Intriguingly, while on domestic issues, the Hungarian government tends to follow rather than form public opinion, when it comes to foreign policy, the survey indicates the reverse is true, especially among government party supporters.
For example, when given a list of 17 countries and asked which Hungary should have closer ties with, 67% of Fidesz voters favored Russia, compared to 34% of supporters of the former six-party opposition bloc.
As for the United States, Fidesz-voters put their Nato ally in second-bottom place on the list, although 64% still supported closer ties. However, this compares to 82% of opposition voters opting for stronger U.S. links.
A fifth of respondents (21%) deem that America frequently launches wars and asserts its interests aggressively.
“After so many years of this Eastern Opening strategy, and being critical of the West, of Nato, of the United States, even the German government, even having clashes with the Norwegian government, which I would say is quite a big achievement […] such politics now can be seen in the foreign policy attitudes of Fidesz voters,” Bíró-Nagy said.
“The polarization which has characterized Hungarian politics on many other issues can now be seen in foreign policy as well. I think this is very sad news,” he added.
But perhaps the best illustration of how government media policies affect the thinking of Hungarians from all political persuasions is the public perception of the war in Ukraine.
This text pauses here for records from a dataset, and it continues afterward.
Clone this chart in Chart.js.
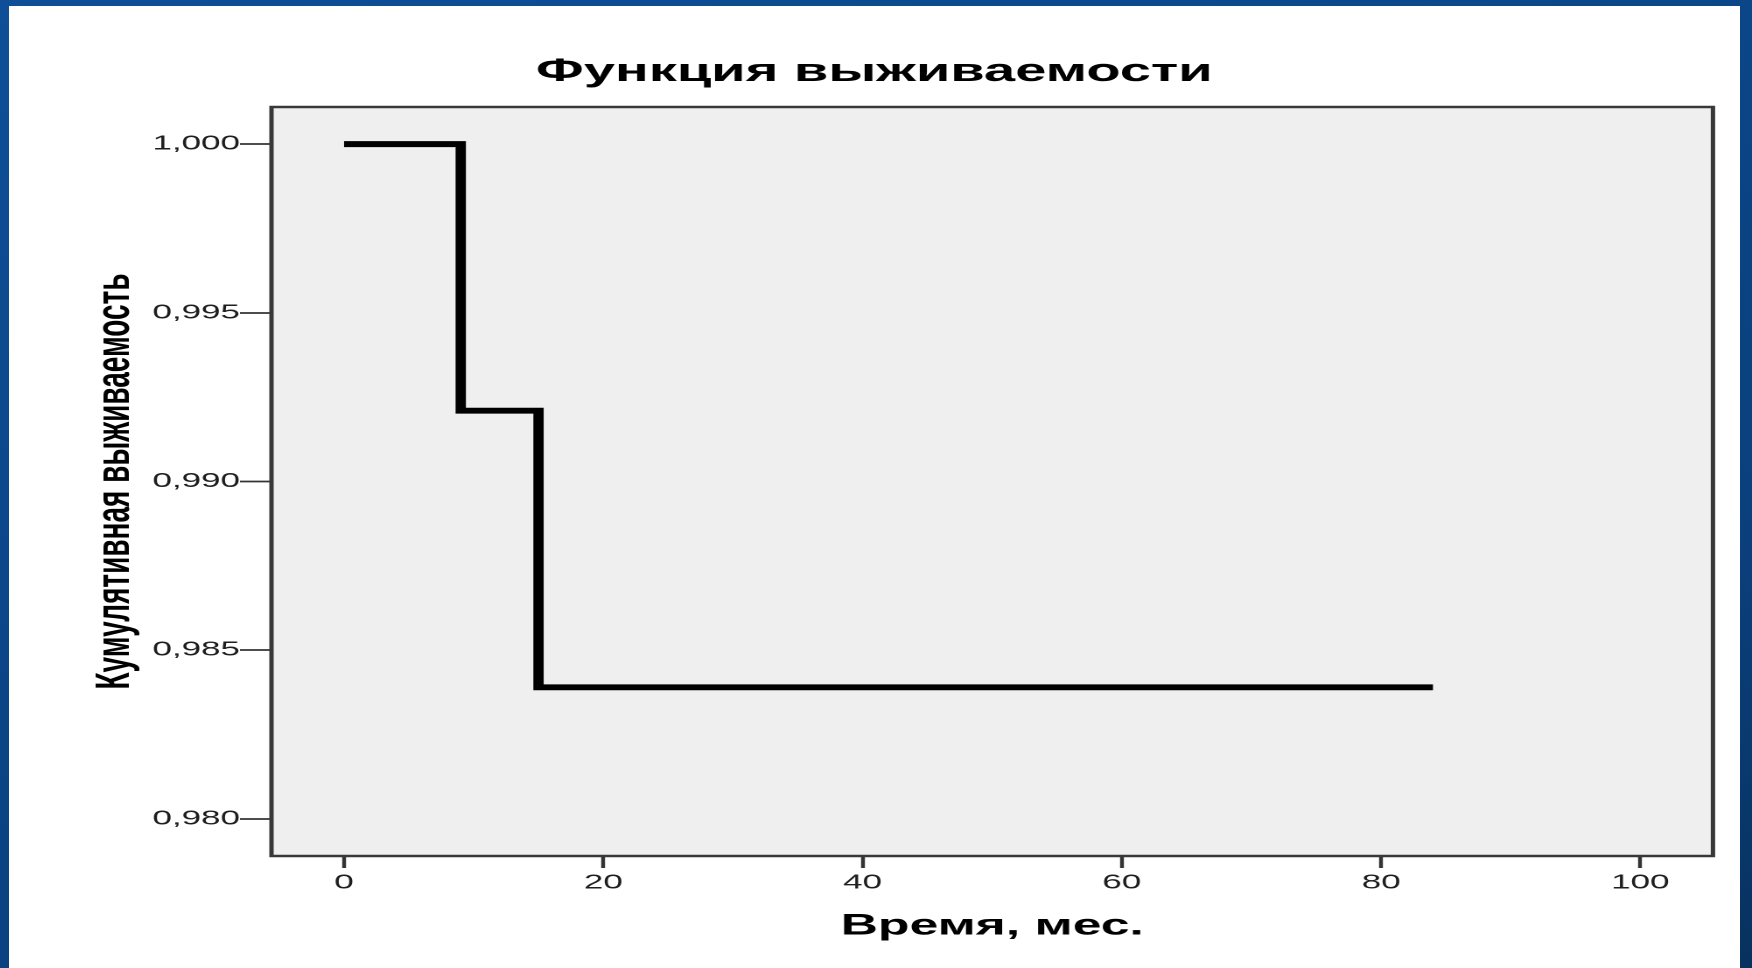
<!DOCTYPE html>
<html>
<head>
<meta charset="utf-8">
<script src="https://cdn.jsdelivr.net/npm/chart.js@4/dist/chart.umd.min.js"></script>
<style>
  html, body { margin: 0; padding: 0; }
  body {
    width: 1752px; height: 968px; overflow: hidden; position: relative;
    background: linear-gradient(160deg, #0e4f98 0%, #0b4688 40%, #0a3f7b 75%, #07325f 100%);
  }
  #c {
    position: absolute; left: 9px; top: 6px;
    width: 989px; height: 962px;
    transform: scaleX(1.75); transform-origin: 0 0;
    background: #ffffff;
  }
</style>
</head>
<body>
<canvas id="c" width="989" height="962"></canvas>
<script>
// ---- data ----
const times    = [0, 9, 15, 84];                 // месяцы
const survival = [1.000, 0.9921, 0.9839, 0.9839]; // кумулятивная выживаемость
const xTicks   = [0, 20, 40, 60, 80, 100];
const yTicks   = [0.980, 0.985, 0.990, 0.995, 1.000];
const titleText  = 'Функция выживаемости';
const xTitleText = 'Время, мес.';
const yTitleText = 'Кумулятивная выживаемость';

const FONT = "'Liberation Sans', Arial, sans-serif";

const plotBox = {
  id: 'plotBox',
  beforeDatasetsDraw(chart) {
    const a = chart.chartArea, ctx = chart.ctx;
    ctx.save();
    ctx.fillStyle = '#efefef';
    ctx.fillRect(a.left, a.top, a.right - a.left, a.bottom - a.top);
    ctx.restore();
  },
  afterDraw(chart) {
    const a = chart.chartArea, ctx = chart.ctx;
    ctx.save();
    ctx.strokeStyle = '#383838';
    ctx.lineWidth = 2.5;
    ctx.strokeRect(a.left, a.top, a.right - a.left, a.bottom - a.top);
    ctx.restore();
  }
};

new Chart(document.getElementById('c'), {
  type: 'line',
  data: {
    datasets: [{
      data: times.map((t, i) => ({ x: t, y: survival[i] })),
      stepped: 'before',
      borderColor: '#000000',
      borderWidth: 5.9,
      borderJoinStyle: 'miter',
      borderCapStyle: 'butt',
      pointRadius: 0,
      fill: false
    }]
  },
  options: {
    responsive: false,
    devicePixelRatio: 2,
    animation: false,
    layout: { padding: 0 },
    plugins: {
      legend: { display: false },
      tooltip: { enabled: false },
      title: {
        display: true,
        text: titleText,
        color: '#000',
        font: { family: FONT, size: 32, weight: 'bold', lineHeight: 1.2 },
        padding: { top: 46.8, bottom: 15.8 }
      }
    },
    scales: {
      x: {
        type: 'linear',
        min: -5.6, max: 105.6,
        afterFit(s) { s.height = 112; },
        afterBuildTicks(s) { s.ticks = xTicks.map(v => ({ value: v })); },
        border: { display: false },
        grid: { drawOnChartArea: false, drawTicks: true, tickLength: 12, tickWidth: 2.2, tickColor: '#333' },
        ticks: {
          color: '#1e1e1e', padding: 3,
          font: { family: FONT, size: 20 },
          maxRotation: 0, autoSkip: false,
          callback: v => String(v)
        },
        title: {
          display: true, text: xTitleText, color: '#000',
          font: { family: FONT, size: 29.5, weight: 'bold', lineHeight: 1.2 },
          padding: { top: 0, bottom: 24 }
        }
      },
      y: {
        type: 'linear',
        min: 0.9789, max: 1.0011,
        afterFit(s) { s.width = 150; },
        afterBuildTicks(s) { s.ticks = yTicks.map(v => ({ value: v })); },
        border: { display: false },
        grid: { drawOnChartArea: false, drawTicks: true, tickLength: 18, tickWidth: 1.8, tickColor: '#333' },
        ticks: {
          color: '#1e1e1e', padding: 0,
          font: { family: FONT, size: 20 },
          autoSkip: false,
          callback: v => v.toFixed(3).replace('.', ',')
        },
        title: {
          display: true, text: yTitleText, color: '#000',
          font: { family: FONT, size: 28, weight: 'bold', lineHeight: 1.2 },
          padding: { top: 44, bottom: 0 }
        }
      },
      yRight: {
        type: 'linear',
        position: 'right',
        min: 0.9789, max: 1.0011,
        afterFit(s) { s.width = 15.3; },
        border: { display: false },
        grid: { display: false, drawTicks: false },
        ticks: { display: false }
      }
    }
  },
  plugins: [plotBox]
});
</script>
</body>
</html>
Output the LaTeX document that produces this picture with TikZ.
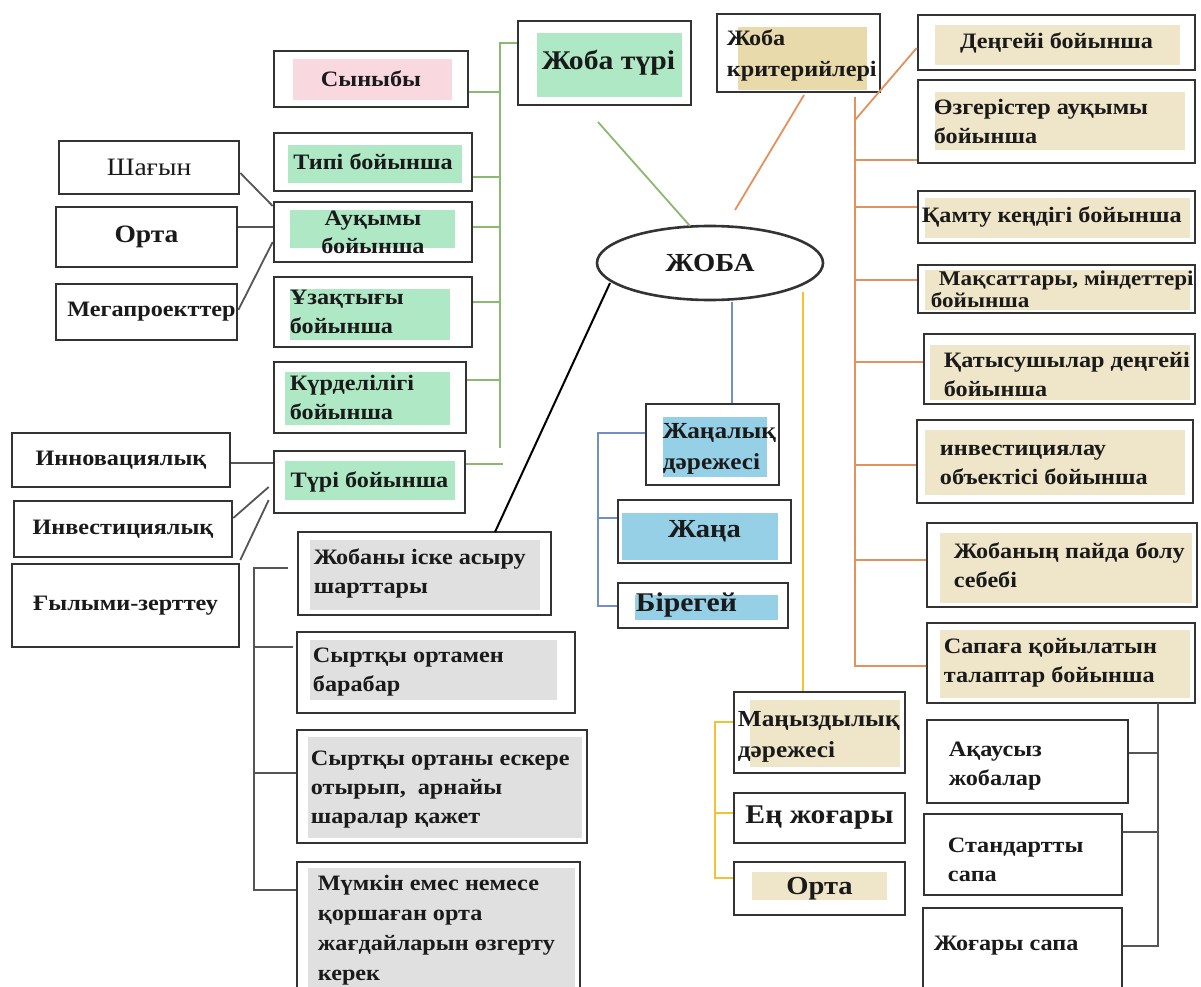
\documentclass[tikz,border=0pt]{standalone}
\usepackage{fontspec}
\setmainfont[FakeStretch=1.1]{Liberation Serif}
\usetikzlibrary{shapes.geometric}
\definecolor{bordc}{HTML}{333333}
\definecolor{txtc}{HTML}{1A1A1A}
\definecolor{pinkf}{HTML}{F9D8E0}
\definecolor{greenf}{HTML}{AEE8C4}
\definecolor{tanf}{HTML}{EFE5C8}
\definecolor{tanf2}{HTML}{E8DAAA}
\definecolor{bluef}{HTML}{96D0E6}
\definecolor{grayf}{HTML}{E0E0E0}
\definecolor{gcol}{HTML}{8DB870}
\definecolor{ocol}{HTML}{E3925E}
\definecolor{bcol}{HTML}{7090C4}
\definecolor{ycol}{HTML}{F0C234}
\definecolor{kcol}{HTML}{555555}
\newcommand\hl[5]{\fill[#1] (#2,#3) rectangle (#4,#5);}
% centred text box: name x1 y1 x2 y2 opts text
\newcommand\cbox[7]{%
 \pgfmathsetmacro\bw{#4-#2}\pgfmathsetmacro\bh{#5-#3}%
 \pgfmathsetmacro\bcx{(#2+#4)/2}\pgfmathsetmacro\bcy{(#3+#5)/2}%
 \node[boxst, minimum width=\bw pt, minimum height=\bh pt] (#1) at (\bcx,\bcy) {};
 \node[txtst, align=center, #6] (#1t) at (#1.center) {#7};}
% left text box: pad name x1 y1 x2 y2 opts text
\newcommand\lbox[8]{%
 \pgfmathsetmacro\bw{#5-#3}\pgfmathsetmacro\bh{#6-#4}%
 \pgfmathsetmacro\bcx{(#3+#5)/2}\pgfmathsetmacro\bcy{(#4+#6)/2}%
 \node[boxst, minimum width=\bw pt, minimum height=\bh pt] (#2) at (\bcx,\bcy) {};
 \node[txtst, anchor=west, align=left, #7] (#2t) at ([xshift=#1pt]#2.west) {#8};}
\begin{document}
\begin{tikzpicture}[x=1pt,y=-1pt,
  boxst/.style={draw=bordc, line width=2.6pt, inner sep=0pt},
  txtst/.style={inner sep=0pt, text=txtc, font=\fontsize{22}{29}\selectfont\bfseries},
  gline/.style={draw=gcol, line width=1.8pt},
  oline/.style={draw=ocol, line width=1.8pt},
  bline/.style={draw=bcol, line width=1.8pt},
  yline/.style={draw=ycol, line width=1.8pt},
  kline/.style={draw=kcol, line width=1.8pt},
  dline/.style={draw=black, line width=2pt}]
\useasboundingbox (0,0) rectangle (1201,987);
\fill[white] (0,0) rectangle (1201,987);
% ---------- highlights ----------
\hl{pinkf}{293}{59}{452}{100}
\hl{greenf}{288}{145}{462}{183}
\hl{greenf}{290}{210}{455}{248}
\hl{greenf}{290}{289}{450}{340}
\hl{greenf}{285}{372}{450}{425}
\hl{greenf}{285}{461}{455}{500}
\hl{greenf}{537}{33}{682}{97}
\hl{tanf2}{738}{27}{867}{90}
\hl{tanf}{935}{25}{1180}{65}
\hl{tanf}{935}{92}{1185}{150}
\hl{tanf}{925}{198}{1190}{238}
\hl{tanf}{925}{270}{1190}{310}
\hl{tanf}{930}{345}{1190}{400}
\hl{tanf}{925}{430}{1185}{495}
\hl{tanf}{940}{533}{1192}{603}
\hl{tanf}{940}{630}{1190}{698}
\hl{tanf}{750}{700}{900}{767}
\hl{tanf}{752}{872}{887}{900}
\hl{bluef}{663}{417}{767}{477}
\hl{bluef}{622}{513}{778}{560}
\hl{bluef}{635}{595}{778}{620}
\hl{grayf}{310}{540}{540}{610}
\hl{grayf}{310}{640}{557}{700}
\hl{grayf}{308}{737}{582}{838}
\hl{grayf}{308}{868}{575}{987}
% ---------- left-most boxes ----------
\cbox{a1}{59}{141}{239}{194}{font=\fontsize{25}{30}\selectfont\mdseries}{Шағын}
\cbox{a2}{56}{207}{237}{267}{font=\fontsize{25}{30}\selectfont\bfseries}{Орта}
\cbox{a3}{56}{284}{237}{340}{font=\fontsize{22}{28}\selectfont\bfseries, xshift=5pt}{Мегапроекттер}
\cbox{b1}{12}{433}{230}{487}{}{Инновациялық}
\cbox{b2}{14}{501}{232}{557}{}{Инвестициялық}
\cbox{b3}{12}{564}{239}{647}{}{Ғылыми-зерттеу}
% ---------- green column ----------
\cbox{g0}{274}{51}{468}{107}{}{Сыныбы}
\cbox{g1}{274}{133}{472}{191}{}{Типі бойынша}
\cbox{g2}{274}{202}{472}{262}{font=\fontsize{22}{28}\selectfont\bfseries}{Ауқымы\\бойынша}
\lbox{17}{g3}{274}{277}{472}{347}{}{Ұзақтығы\\бойынша}
\lbox{17}{g4}{274}{362}{466}{433}{}{Күрделілігі\\бойынша}
\cbox{g5}{274}{451}{465}{513}{}{Түрі бойынша}
\cbox{jt}{518}{21}{691}{105}{font=\fontsize{27}{30}\selectfont\bfseries, xshift=4pt}{Жоба түрі}
\lbox{11}{jk}{717}{14}{880}{92}{font=\fontsize{22}{31}\selectfont\bfseries, yshift=-2pt}{Жоба\\критерийлері}
% ---------- centre ----------
\node[draw=bordc, line width=2.6pt, ellipse, minimum width=226pt, minimum height=74pt,
  text=txtc, font=\fontsize{26}{30}\selectfont\bfseries] (zh) at (710,263) {ЖОБА};
% ---------- gray left column ----------
\lbox{17}{h1}{298}{532}{551}{615}{}{Жобаны іске асыру\\шарттары}
\lbox{17}{h2}{297}{632}{575}{713}{}{Сыртқы ортамен\\барабар}
\lbox{15}{h3}{297}{730}{587}{843}{yshift=-3pt}{Сыртқы ортаны ескере\\отырып,\ \ арнайы\\шаралар қажет}
\lbox{22}{h4}{297}{862}{580}{995}{font=\fontsize{22}{30}\selectfont\bfseries, yshift=-2pt}{Мүмкін емес немесе\\қоршаған орта\\жағдайларын өзгерту\\керек}
% ---------- blue ----------
\lbox{18}{j1}{646}{404}{779}{485}{yshift=-4pt, font=\fontsize{23}{31}\selectfont\bfseries}{Жаңалық\\дәрежесі}
\cbox{j2}{618}{500}{791}{563}{font=\fontsize{26}{30}\selectfont\bfseries}{Жаңа}
\lbox{19}{j3}{618}{583}{788}{628}{font=\fontsize{27}{30}\selectfont\bfseries}{Бірегей}
% ---------- yellow ----------
\lbox{5}{k1}{734}{692}{905}{773}{yshift=-4pt, font=\fontsize{23}{31}\selectfont\bfseries}{Маңыздылық\\дәрежесі}
\cbox{k2}{734}{793}{905}{843}{font=\fontsize{27}{30}\selectfont\bfseries}{Ең жоғары}
\cbox{k3}{734}{862}{905}{915}{font=\fontsize{26}{30}\selectfont\bfseries}{Орта}
% ---------- right column ----------
\cbox{r1}{918}{15}{1195}{70}{}{Деңгейі бойынша}
\lbox{17}{r2}{918}{80}{1195}{163}{}{Өзгерістер ауқымы\\бойынша}
\lbox{5}{r3}{918}{191}{1195}{243}{}{Қамту кеңдігі бойынша}
\lbox{22}{r4}{918}{265}{1195}{313}{font=\fontsize{21}{22}\selectfont\bfseries}{Мақсаттары, міндеттері\\\hspace*{-8pt}бойынша}
\lbox{21}{r5}{924}{334}{1195}{404}{yshift=-5pt}{Қатысушылар деңгейі\\бойынша}
\lbox{24}{r6}{917}{420}{1193}{503}{yshift=-3pt}{инвестициялау\\объектісі бойынша}
\lbox{28}{r7}{927}{523}{1197}{607}{}{Жобаның пайда болу\\себебі}
\lbox{18}{r8}{927}{623}{1195}{703}{}{Сапаға қойылатын\\талаптар бойынша}
\lbox{23}{s1}{927}{720}{1128}{803}{yshift=-5pt}{Ақаусыз\\жобалар}
\lbox{25}{s2}{924}{814}{1122}{895}{yshift=-5pt}{Стандартты\\сапа}
\lbox{12}{s3}{923}{908}{1122}{995}{yshift=6pt}{Жоғары сапа}
% ---------- green connectors ----------
\coordinate (gtop) at (500,43);
\coordinate (gbot) at (500,448);
\draw[gline] (gbot) -- (gtop) -- (jt.west |- gtop);
\draw[gline] (g0.east |- 0,92) -- (gtop |- 0,92);
\draw[gline] (g1.east |- 0,177) -- (gtop |- 0,177);
\draw[gline] (g2.east |- 0,227) -- (gtop |- 0,227);
\draw[gline] (g3.east |- 0,302) -- (gtop |- 0,302);
\draw[gline] (g4.east |- 0,380) -- (gtop |- 0,380);
\coordinate (g5e) at (503,464);
\draw[gline] (g5.east |- g5e) -- (g5e);
\coordinate (gd) at (598,122);
\coordinate (zhg) at (690,226);
\draw[gline] (gd) -- (zhg);
% ---------- left black connectors ----------
\draw[kline] (a1.east |- 0,173) -- (g2.west |- 0,206);
\draw[kline] (a2.east |- 0,227) -- (g2.west |- 0,227);
\draw[kline] (a3.east |- 0,310) -- (g2.west |- 0,242);
\draw[kline] (b1.east |- 0,463) -- (g5.west |- 0,463);
\draw[kline] (b2.east |- 0,518) -- ([xshift=-4pt]g5.west |- 0,487);
\draw[kline] (b3.east |- 0,560) -- ([xshift=-4pt]g5.west |- 0,500);
\coordinate (zhk) at (610,283);
\coordinate (h1t) at (495,532);
\draw[dline] (zhk) -- (h1t);
% gray left bracket
\coordinate (lt) at (254,568);
\coordinate (lb) at (254,890);
\draw[kline] (288,568) -- (lt) -- (lb) -- (h4.west |- lb);
\draw[kline] (lt |- 0,647) -- (293,647);
\draw[kline] (lt |- 0,773) -- (h3.west |- 0,773);
% ---------- blue connectors ----------
\coordinate (zhb) at (732,302);
\draw[bline] (zhb) -- (j1.north -| zhb);
\coordinate (bt) at (598,433);
\coordinate (bb) at (598,606);
\draw[bline, line width=1.4pt] (j1.west |- bt) -- (bt) -- (bb) -- (j3.west |- bb);
\draw[bline, line width=1.4pt] (bt |- 0,518) -- (j2.west |- 0,518);
% ---------- yellow connectors ----------
\coordinate (zhy) at (803,292);
\draw[yline] (zhy) -- (k1.north -| zhy);
\coordinate (yt) at (715,722);
\coordinate (yb) at (715,878);
\draw[yline, line width=1.4pt] (k1.west |- yt) -- (yt) -- (yb) -- (k3.west |- yb);
\draw[yline, line width=1.4pt] (yt |- 0,813) -- (k2.west |- 0,813);
% ---------- orange connectors ----------
\coordinate (jkb) at (804,95);
\coordinate (zho) at (735,210);
\draw[oline] (jkb) -- (zho);
\coordinate (ot) at (855,97);
\coordinate (ob) at (855,666);
\draw[oline] (ot) -- (ob) -- (r8.west |- ob);
\draw[oline] (ot |- 0,120) -- (r1.west |- 0,48);
\draw[oline] (ot |- 0,160) -- (r2.west |- 0,160);
\draw[oline] (ot |- 0,207) -- (r3.west |- 0,207);
\draw[oline] (ot |- 0,280) -- (r4.west |- 0,280);
\draw[oline] (ot |- 0,362) -- (r5.west |- 0,362);
\draw[oline] (ot |- 0,465) -- (r6.west |- 0,465);
\draw[oline] (ot |- 0,560) -- (r7.west |- 0,560);
% ---------- right gray bracket ----------
\coordinate (rt) at (1158,703);
\coordinate (rb) at (1158,946);
\draw[kline] (rt) -- (rb) -- (s3.east |- rb);
\draw[kline] (rt |- 0,753) -- (s1.east |- 0,753);
\draw[kline] (rt |- 0,832) -- (s2.east |- 0,832);
\end{tikzpicture}
\end{document}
When respondents were asked about the economic effect of the European Union’s sanctions against Russia, a mere 11% believed that these had damaged Russia more than the European Union. Thirty-seven percent believe sanctions had been equally damaging to both sides, while 44%, agreeing with the government’s narrative, say that they have backfired and damaged the EU more than Russia.
“Of course, among Fidesz voters, this [last] number is way higher [at 56%] than for opposition voters [38%],” Bíró-Nagy said.
Respondents were also asked about the future of the war. Would Ukraine retake territory, would the front lines stay more or less unchanged, or would Russia expand its hold on Ukraine?
Opinions were mostly split between two options, with 39% expecting Russia to take more territory in Ukraine and equally 39% saying the lines would remain essentially unchanged. Just 7% believe Ukraine would retake lands occupied by Russia.
“The mood in Hungary doesn’t reflect the international consensus at all. Nobody in the international sphere believes that Russia will gain more territory, […] but the Hungarian people don’t see it like that. I think this is again clearly the effect of what they hear in the news, what they hear from the prime minister and what they see in government-related news channels,” Bíró-Nagy said.
But this reasoning invites another question: if the government narrative continues against the European Union and Nato, will public support in Hungary wane for these institutions, just as it appears to have done regarding the standing of the United States? For Bíró-Nagy, this is indeed a severe risk.
“I think we are in a really dangerous phase now, especially when it comes to the EU membership question,” he said, arguing that, from previous surveys focusing on the Union, the number one reason given by Hungarians for favoring EU membership is, “by a huge margin,” the money coming from Brussels. The second reason is the freedom to travel, work and study across Europe.
But with Hungary suspended from the Erasmus student program and significant funding from Brussels held in abeyance over rule of law issues and alleged backsliding on democracy, Hungarians can no longer fully enjoy these two top advantages of EU membership.
“My big fear is that Viktor Orbán and his government, [...] by reframing the narrative about why Hungary is not receiving EU funds and why Hungarian students cannot participate in the Erasmus programs if they can portray this as a punishment from the EU because we are standing up for conservative values, then, I believe the long-term support for Hungary’s EU membership is in danger,” he reasoned.
While cautioning that he did not imagine Hungary coming even “close to a Brexit scenario,” there is “a threat that support for the EU will not be as stable in the future as it has been over the last few years,” he said.
A 10-page English survey summary can be found on the policysolutions.hu website.
Russian President Tops and Tails Int’l Persons’ Poll
With 95% of respondents recognizing his name and role, Vladimir Putin leads the list of 23 names of international politicians and public figures presented to Hungarian respondents in the Policy Solutions survey.
Pope Francis (91%) and former U.S. President Donald Trump (90%) followed the Russian President.
Britain’s Rishi Sunak and India’s Narendra Modi tied for the wooden spoon of this selection, recognized by just one in three of those quizzed.
Pope Francis was top of the pops for admiration, with a 60% favorable rating. In fourth place overall, Emmanuel Macron leads what might be termed the “genuine” politicians’ sub-table, albeit with only 34% support.
Joe Biden was left struggling, coming in after China’s President Xi Jinping and garnering just 16% of supporters’ favor, ranking fourth from the bottom.
But the current U.S. President can at least take some consolation since he bested Vladimir Putin, who took bottom spot with just 9% support.